One of the most common traps is the tendency to rely too heavily on external professionals, such as accountants, lawyers and succession coaches. While their expertise can be valuable, many farm families in my experience have seen these efforts fail, leading to the dissolution of once-thriving operations. All these projects start with the greatest of intentions but the unforeseen circumstances, i.e., divorce, a partner with a gambling problem, fraud, change in values, etc., can skew the outcome, where the innocent parties, through no fault of their own, are left cleaning up the finances and the aftermath that follows. Sadly, these situations often end up in shattered relationships where they can no longer enjoy family ties and get-togethers. The wisdom imparted by my parents was to treat inheritance as a matter solely between the parents, with professionals brought in only to ensure legal compliance with their decisions.

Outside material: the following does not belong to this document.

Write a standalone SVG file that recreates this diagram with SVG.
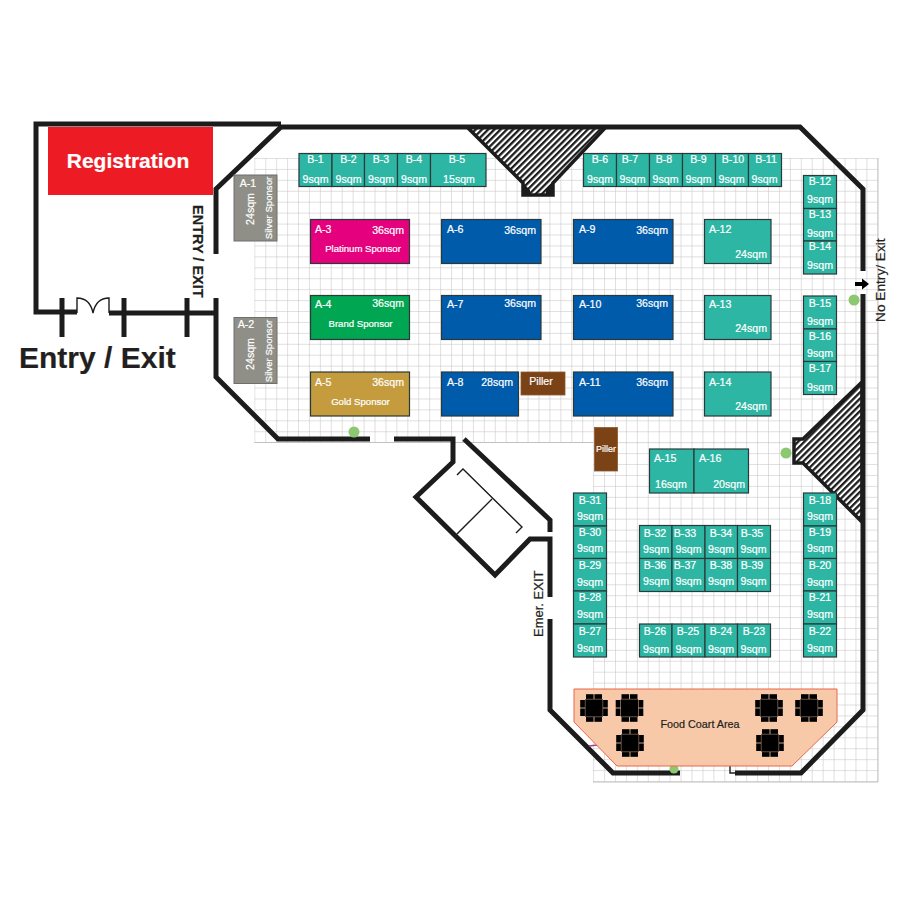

Another pitfall is the assumption that multiple siblings can effectively co-manage the family farm. As my father wisely advised, "There is hardly a farm big enough for two brothers; if it is big enough for two brothers, it is not big enough for two brothers and their wives, and if it could be big enough for two brothers and their wives, it will never be big enough for their offspring.” This recognition of the inherent conflicts that can arise from shared ownership and decision-making is crucial for avoiding future disputes and preserving family harmony. An observation I have made is often the offspring lose interest in the operation because of tension, favoritism and lack of input that is meaningful. CEOs can be brought into big companies and turn things around. The difference between CEOs stepping in and a farm transition is if it goes sideways, you can replace the CEO. A farm transition gone badly hardly ever results in a second chance.
My parents' approach, which my wife and I have embraced and passed on to our own children, was to provide each child with an equal amount of "seed money" upon reaching adulthood. This money was not intended for buying into the family business but rather for pursuing their own entrepreneurial endeavors, whether in agriculture or other industries. This practice not only fostered a sense of fairness but also encouraged self-reliance and entrepreneurship among the next generation.
While this approach may seem unconventional, it has proven invaluable in our family's experience. By maintaining a clear separation between the family and the business, with each entity operating independently yet collaboratively, we have avoided many of the pitfalls that often plague succession planning efforts. This principle, though initially met with resistance from professionals, has become the benchmark for how our extended family of nine different farming operations conducts business together harmoniously. We pay each other for services rendered at market value, with full freedom to go elsewhere for services if so desired.
In an era where corporate farms are increasingly prevalent and often "blowing up" due to short-sighted decision-making, it is more crucial than ever for family-owned operations to prioritize succession planning with a long-term vision. By holding open communication, embracing individual ownership and encouraging entrepreneurship, we can by the grace of God hope for a prosperous future for agriculture while preserving the values and legacy of our family farms.